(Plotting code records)
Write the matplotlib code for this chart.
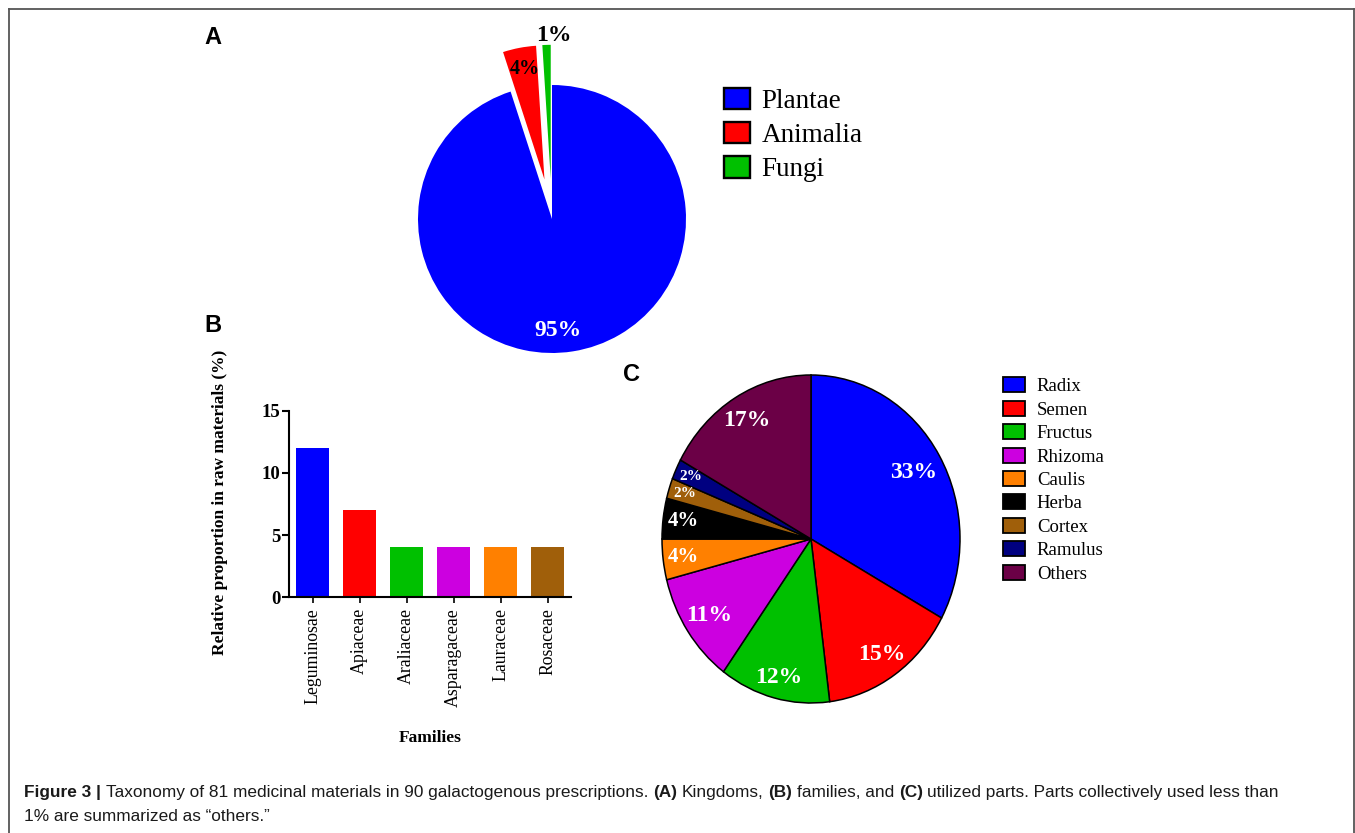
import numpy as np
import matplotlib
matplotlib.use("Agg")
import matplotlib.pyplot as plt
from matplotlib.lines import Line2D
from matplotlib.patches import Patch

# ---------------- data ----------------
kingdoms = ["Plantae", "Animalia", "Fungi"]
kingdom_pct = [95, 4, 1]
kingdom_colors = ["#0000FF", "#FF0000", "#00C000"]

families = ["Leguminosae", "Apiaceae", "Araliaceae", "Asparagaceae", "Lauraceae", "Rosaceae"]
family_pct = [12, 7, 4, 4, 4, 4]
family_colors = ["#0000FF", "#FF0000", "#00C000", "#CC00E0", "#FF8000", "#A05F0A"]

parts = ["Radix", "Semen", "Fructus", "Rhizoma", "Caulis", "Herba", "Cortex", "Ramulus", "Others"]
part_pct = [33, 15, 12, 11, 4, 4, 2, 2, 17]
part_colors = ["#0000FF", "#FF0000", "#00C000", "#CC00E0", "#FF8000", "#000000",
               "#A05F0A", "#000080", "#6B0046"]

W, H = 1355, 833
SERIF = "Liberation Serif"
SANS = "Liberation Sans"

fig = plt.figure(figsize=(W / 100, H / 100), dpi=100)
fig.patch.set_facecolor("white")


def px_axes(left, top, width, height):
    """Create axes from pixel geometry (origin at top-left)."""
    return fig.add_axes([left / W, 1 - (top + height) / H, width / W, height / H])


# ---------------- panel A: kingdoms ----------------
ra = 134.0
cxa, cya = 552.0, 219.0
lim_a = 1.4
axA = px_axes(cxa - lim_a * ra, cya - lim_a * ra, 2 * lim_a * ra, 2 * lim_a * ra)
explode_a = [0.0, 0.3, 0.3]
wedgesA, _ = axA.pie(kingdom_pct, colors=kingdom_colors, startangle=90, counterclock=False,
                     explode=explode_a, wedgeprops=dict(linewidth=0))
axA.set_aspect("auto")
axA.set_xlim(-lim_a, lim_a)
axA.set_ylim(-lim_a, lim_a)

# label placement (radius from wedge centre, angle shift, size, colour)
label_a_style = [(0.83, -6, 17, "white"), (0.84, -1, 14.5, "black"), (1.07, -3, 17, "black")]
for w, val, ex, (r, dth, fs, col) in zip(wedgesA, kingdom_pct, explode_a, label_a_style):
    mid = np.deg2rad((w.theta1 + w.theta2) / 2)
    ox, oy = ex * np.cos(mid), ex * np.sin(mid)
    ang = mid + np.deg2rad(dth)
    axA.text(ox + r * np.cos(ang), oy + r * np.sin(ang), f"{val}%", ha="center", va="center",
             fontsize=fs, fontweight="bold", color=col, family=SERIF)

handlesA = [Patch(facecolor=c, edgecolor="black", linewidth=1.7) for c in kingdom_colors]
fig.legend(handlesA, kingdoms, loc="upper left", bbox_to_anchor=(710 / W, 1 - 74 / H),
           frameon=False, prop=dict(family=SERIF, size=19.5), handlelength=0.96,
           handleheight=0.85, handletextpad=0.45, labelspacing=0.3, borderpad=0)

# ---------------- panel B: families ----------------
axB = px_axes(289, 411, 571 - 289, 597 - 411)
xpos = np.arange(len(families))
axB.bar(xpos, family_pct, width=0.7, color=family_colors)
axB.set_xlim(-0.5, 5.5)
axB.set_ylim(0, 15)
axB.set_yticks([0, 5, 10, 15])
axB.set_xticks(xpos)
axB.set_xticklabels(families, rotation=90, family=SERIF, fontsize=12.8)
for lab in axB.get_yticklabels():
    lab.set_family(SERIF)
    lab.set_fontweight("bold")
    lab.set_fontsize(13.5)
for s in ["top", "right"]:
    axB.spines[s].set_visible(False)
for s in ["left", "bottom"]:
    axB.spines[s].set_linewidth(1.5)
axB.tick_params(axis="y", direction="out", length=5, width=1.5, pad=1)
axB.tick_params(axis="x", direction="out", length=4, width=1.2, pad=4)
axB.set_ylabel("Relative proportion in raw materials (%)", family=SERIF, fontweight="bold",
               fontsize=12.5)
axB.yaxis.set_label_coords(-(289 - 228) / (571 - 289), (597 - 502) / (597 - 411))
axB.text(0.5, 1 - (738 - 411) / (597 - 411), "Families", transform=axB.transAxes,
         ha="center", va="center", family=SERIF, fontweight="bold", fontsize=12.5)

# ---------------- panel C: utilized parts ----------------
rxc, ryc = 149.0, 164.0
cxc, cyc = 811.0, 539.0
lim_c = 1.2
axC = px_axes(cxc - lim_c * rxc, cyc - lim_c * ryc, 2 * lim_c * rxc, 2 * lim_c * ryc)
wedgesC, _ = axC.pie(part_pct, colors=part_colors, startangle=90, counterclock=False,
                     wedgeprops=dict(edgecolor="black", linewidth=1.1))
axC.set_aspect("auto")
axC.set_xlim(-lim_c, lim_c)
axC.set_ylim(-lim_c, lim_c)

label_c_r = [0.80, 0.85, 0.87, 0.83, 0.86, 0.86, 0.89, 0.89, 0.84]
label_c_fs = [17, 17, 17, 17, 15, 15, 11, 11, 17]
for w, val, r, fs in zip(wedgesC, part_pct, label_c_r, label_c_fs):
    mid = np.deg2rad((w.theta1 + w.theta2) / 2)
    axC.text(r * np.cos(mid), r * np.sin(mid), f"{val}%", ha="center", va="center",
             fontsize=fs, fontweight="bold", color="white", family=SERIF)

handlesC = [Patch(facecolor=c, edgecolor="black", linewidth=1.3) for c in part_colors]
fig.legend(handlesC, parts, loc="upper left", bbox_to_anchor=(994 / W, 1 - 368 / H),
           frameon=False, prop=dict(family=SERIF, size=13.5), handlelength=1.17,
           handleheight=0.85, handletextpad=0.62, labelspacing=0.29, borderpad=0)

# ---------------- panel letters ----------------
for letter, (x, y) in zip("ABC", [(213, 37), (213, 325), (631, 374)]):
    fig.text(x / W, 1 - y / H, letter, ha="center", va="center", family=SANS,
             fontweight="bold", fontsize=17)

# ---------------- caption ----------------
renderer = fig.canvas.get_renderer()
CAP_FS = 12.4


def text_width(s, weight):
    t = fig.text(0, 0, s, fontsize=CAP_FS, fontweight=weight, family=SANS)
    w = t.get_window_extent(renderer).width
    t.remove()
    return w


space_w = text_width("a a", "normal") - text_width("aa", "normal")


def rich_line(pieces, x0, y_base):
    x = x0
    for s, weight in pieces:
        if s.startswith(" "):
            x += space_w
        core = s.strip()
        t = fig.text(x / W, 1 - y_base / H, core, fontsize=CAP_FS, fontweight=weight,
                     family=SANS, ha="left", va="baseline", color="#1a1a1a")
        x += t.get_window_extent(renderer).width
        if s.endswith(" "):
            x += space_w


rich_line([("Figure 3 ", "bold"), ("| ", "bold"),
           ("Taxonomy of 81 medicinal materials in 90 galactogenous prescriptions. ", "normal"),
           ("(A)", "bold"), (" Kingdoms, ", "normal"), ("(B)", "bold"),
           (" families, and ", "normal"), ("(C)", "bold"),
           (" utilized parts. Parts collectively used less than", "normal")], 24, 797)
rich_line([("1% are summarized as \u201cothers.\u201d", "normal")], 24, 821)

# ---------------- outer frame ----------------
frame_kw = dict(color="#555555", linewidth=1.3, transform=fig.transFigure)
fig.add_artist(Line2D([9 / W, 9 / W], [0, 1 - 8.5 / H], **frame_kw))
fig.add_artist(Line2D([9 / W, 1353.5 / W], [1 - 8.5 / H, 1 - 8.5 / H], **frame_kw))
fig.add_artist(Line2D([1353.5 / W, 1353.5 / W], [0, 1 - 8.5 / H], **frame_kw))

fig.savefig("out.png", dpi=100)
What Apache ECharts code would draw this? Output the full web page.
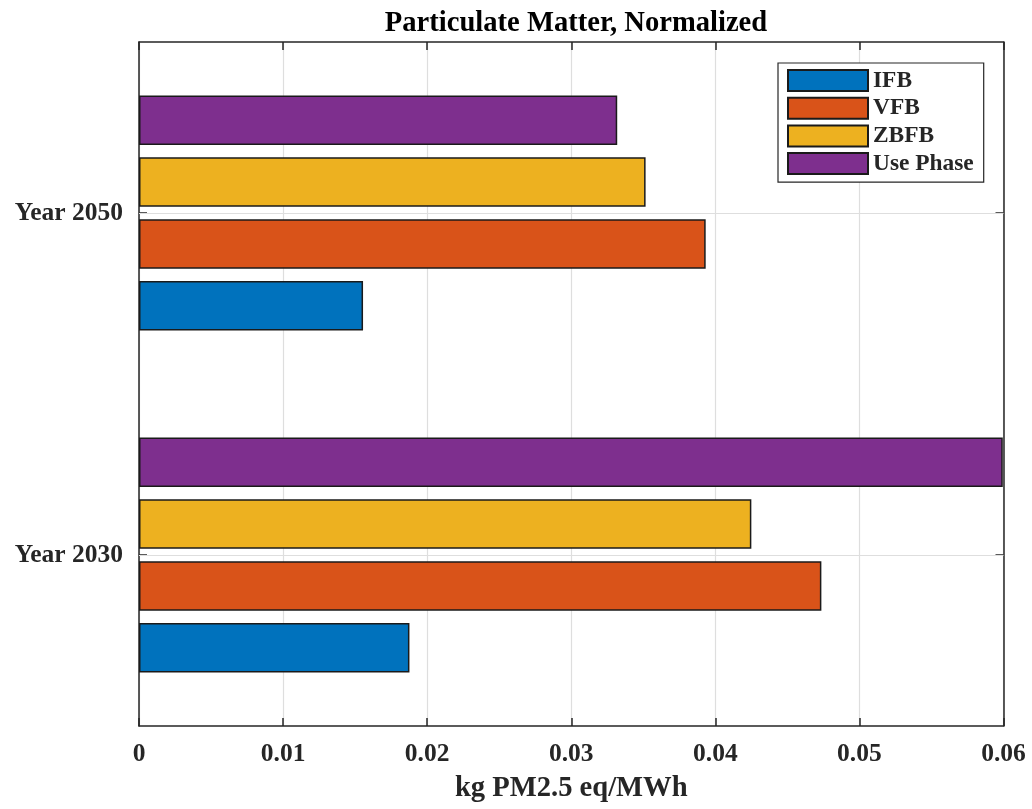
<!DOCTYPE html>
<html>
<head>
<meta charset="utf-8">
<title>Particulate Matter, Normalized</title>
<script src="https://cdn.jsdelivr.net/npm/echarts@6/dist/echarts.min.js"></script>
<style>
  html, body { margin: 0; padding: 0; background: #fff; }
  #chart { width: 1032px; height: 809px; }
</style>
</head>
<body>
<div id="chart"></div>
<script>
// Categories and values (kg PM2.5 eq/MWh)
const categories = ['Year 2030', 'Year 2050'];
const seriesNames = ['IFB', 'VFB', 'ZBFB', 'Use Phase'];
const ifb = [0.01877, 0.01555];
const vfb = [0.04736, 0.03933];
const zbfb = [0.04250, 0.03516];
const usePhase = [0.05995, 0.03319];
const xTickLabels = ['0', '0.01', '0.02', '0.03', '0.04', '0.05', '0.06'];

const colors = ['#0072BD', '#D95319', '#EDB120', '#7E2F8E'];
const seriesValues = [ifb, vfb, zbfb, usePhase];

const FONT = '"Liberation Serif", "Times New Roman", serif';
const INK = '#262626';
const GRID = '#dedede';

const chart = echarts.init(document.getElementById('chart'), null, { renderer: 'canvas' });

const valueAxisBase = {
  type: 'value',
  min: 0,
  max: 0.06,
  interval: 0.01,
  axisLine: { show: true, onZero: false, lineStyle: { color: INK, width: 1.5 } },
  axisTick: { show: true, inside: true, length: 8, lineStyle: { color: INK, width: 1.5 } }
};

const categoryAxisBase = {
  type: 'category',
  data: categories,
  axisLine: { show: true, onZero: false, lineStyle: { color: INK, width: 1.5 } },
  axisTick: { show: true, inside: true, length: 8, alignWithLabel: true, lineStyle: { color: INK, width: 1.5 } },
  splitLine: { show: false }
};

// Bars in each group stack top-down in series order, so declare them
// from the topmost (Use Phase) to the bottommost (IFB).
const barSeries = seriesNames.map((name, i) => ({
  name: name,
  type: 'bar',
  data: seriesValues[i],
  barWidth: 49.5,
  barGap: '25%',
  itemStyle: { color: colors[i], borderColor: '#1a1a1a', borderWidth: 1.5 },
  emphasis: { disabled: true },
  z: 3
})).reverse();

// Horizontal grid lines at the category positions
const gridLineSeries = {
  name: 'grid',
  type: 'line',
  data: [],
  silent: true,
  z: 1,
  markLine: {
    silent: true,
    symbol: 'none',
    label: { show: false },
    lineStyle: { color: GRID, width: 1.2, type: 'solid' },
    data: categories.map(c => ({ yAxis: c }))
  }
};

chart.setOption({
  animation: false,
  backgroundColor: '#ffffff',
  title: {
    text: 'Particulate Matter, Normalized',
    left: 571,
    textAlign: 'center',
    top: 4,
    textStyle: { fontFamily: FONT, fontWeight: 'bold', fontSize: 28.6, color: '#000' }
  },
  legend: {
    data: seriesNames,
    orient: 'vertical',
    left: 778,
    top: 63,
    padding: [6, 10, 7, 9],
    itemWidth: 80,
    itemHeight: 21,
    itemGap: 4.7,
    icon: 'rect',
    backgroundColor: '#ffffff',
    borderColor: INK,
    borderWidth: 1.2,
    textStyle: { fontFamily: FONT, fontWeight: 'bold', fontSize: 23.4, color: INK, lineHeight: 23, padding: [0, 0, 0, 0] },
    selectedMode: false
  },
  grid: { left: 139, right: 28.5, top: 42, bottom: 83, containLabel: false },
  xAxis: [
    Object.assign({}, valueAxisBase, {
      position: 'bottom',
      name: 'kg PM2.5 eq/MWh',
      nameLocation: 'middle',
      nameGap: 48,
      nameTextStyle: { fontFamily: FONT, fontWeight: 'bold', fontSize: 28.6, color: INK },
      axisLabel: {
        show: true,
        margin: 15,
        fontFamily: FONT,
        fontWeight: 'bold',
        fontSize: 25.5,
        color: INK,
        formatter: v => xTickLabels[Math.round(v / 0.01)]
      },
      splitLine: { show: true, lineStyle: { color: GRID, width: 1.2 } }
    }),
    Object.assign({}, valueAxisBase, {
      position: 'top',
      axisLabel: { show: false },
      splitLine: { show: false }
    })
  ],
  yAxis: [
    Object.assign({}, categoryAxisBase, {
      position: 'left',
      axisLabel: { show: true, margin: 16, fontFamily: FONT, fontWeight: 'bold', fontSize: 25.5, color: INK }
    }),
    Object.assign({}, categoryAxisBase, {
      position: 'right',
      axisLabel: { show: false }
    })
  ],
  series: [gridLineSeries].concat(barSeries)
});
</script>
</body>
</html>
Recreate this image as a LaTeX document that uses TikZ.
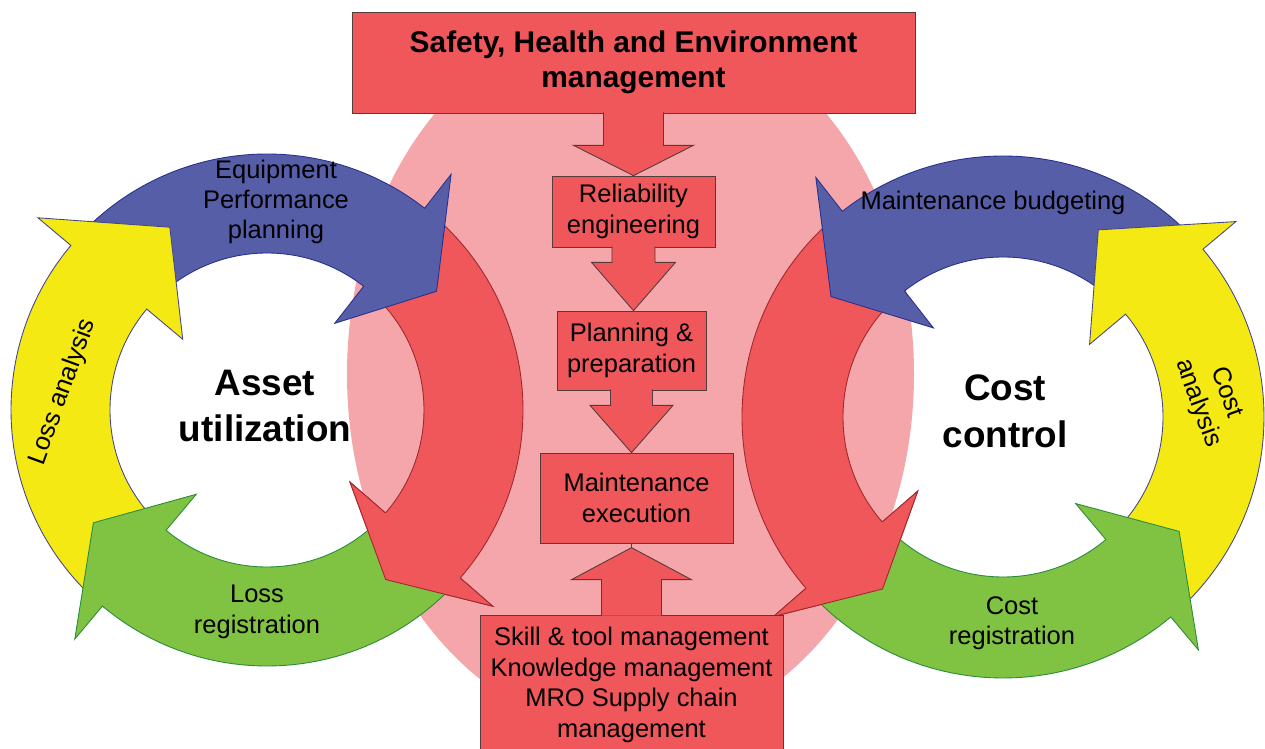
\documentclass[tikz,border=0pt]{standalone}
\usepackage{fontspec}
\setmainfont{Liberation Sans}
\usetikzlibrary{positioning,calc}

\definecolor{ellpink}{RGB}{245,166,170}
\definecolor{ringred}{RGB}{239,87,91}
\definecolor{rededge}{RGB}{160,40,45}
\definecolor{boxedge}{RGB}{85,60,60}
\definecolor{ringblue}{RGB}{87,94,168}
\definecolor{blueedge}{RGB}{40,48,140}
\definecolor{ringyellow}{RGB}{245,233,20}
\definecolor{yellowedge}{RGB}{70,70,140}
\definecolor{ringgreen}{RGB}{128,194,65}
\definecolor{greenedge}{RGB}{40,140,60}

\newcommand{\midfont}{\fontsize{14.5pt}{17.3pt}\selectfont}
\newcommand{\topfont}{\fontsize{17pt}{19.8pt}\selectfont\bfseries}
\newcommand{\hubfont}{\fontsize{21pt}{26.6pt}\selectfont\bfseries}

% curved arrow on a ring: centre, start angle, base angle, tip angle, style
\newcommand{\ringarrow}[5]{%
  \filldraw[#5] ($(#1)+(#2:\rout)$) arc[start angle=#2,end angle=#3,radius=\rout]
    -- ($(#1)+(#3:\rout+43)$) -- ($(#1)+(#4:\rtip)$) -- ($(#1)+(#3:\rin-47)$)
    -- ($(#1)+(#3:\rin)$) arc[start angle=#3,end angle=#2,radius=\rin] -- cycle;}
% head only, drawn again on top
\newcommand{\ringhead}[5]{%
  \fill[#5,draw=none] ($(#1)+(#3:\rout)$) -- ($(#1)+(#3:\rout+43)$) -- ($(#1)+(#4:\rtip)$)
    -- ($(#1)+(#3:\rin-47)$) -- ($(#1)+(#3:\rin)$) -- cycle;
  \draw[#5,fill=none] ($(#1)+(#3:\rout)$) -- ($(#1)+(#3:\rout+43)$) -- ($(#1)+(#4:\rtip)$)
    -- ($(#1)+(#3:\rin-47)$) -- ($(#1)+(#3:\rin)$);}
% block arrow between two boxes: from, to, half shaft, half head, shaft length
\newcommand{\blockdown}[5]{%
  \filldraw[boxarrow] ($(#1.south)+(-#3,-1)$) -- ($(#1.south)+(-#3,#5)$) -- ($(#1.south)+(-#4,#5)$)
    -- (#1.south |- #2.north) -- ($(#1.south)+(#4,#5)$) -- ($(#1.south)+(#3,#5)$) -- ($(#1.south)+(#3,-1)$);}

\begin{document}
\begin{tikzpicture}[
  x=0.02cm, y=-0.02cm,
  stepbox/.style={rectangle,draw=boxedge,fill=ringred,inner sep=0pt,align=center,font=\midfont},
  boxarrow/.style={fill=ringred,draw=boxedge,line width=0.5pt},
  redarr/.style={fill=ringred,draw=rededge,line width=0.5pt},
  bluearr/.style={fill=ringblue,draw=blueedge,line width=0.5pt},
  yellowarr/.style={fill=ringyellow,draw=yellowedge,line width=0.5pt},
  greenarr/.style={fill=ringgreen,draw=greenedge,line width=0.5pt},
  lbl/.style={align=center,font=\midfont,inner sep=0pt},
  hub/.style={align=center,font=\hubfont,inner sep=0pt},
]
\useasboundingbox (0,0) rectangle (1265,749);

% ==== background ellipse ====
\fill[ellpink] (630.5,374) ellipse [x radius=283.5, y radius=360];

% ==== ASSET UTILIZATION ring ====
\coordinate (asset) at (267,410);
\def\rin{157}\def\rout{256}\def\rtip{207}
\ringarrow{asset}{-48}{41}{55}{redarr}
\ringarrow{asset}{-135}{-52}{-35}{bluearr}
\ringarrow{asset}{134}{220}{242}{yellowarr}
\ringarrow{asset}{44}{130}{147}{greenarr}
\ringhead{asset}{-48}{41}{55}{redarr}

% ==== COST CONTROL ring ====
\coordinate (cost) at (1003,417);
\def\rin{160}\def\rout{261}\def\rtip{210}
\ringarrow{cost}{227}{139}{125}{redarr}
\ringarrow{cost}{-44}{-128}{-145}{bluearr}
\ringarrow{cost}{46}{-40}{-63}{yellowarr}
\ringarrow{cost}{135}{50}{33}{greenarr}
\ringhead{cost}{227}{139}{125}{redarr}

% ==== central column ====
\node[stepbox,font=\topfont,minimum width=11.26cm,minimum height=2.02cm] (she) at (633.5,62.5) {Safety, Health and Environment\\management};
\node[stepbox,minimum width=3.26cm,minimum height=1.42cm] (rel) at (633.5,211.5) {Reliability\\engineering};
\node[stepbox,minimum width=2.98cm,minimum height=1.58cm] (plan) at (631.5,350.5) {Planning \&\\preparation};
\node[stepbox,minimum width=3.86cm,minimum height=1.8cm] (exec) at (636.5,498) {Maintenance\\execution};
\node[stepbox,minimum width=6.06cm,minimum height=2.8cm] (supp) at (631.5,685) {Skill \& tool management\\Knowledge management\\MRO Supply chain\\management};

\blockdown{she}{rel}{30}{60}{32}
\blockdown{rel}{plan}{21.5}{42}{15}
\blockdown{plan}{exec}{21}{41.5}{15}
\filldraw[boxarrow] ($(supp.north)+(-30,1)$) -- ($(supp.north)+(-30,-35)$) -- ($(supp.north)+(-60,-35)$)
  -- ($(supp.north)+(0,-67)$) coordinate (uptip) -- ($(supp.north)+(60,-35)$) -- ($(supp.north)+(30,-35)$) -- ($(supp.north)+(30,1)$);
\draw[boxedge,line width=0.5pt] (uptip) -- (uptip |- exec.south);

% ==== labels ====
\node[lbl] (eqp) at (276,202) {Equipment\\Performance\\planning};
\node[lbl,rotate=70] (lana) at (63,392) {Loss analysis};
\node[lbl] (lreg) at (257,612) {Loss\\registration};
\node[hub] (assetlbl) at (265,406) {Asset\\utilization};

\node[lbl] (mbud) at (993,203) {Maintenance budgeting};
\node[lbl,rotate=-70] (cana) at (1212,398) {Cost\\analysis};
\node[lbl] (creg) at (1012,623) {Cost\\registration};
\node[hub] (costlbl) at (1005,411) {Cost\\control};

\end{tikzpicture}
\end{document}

_TO DO_
Take the lines from the one holding "What Apache ECharts" to the one holding "const GRID = '#dedede';", both lines included, and give them again exactly, with no pictures.

_TASK ANSWER_
What Apache ECharts code would draw this? Output the full web page.
<!DOCTYPE html>
<html>
<head>
<meta charset="utf-8">
<title>Particulate Matter, Normalized</title>
<script src="https://cdn.jsdelivr.net/npm/echarts@6/dist/echarts.min.js"></script>
<style>
  html, body { margin: 0; padding: 0; background: #fff; }
  #chart { width: 1032px; height: 809px; }
</style>
</head>
<body>
<div id="chart"></div>
<script>
// Categories and values (kg PM2.5 eq/MWh)
const categories = ['Year 2030', 'Year 2050'];
const seriesNames = ['IFB', 'VFB', 'ZBFB', 'Use Phase'];
const ifb = [0.01877, 0.01555];
const vfb = [0.04736, 0.03933];
const zbfb = [0.04250, 0.03516];
const usePhase = [0.05995, 0.03319];
const xTickLabels = ['0', '0.01', '0.02', '0.03', '0.04', '0.05', '0.06'];

const colors = ['#0072BD', '#D95319', '#EDB120', '#7E2F8E'];
const seriesValues = [ifb, vfb, zbfb, usePhase];

const FONT = '"Liberation Serif", "Times New Roman", serif';
const INK = '#262626';
const GRID = '#dedede';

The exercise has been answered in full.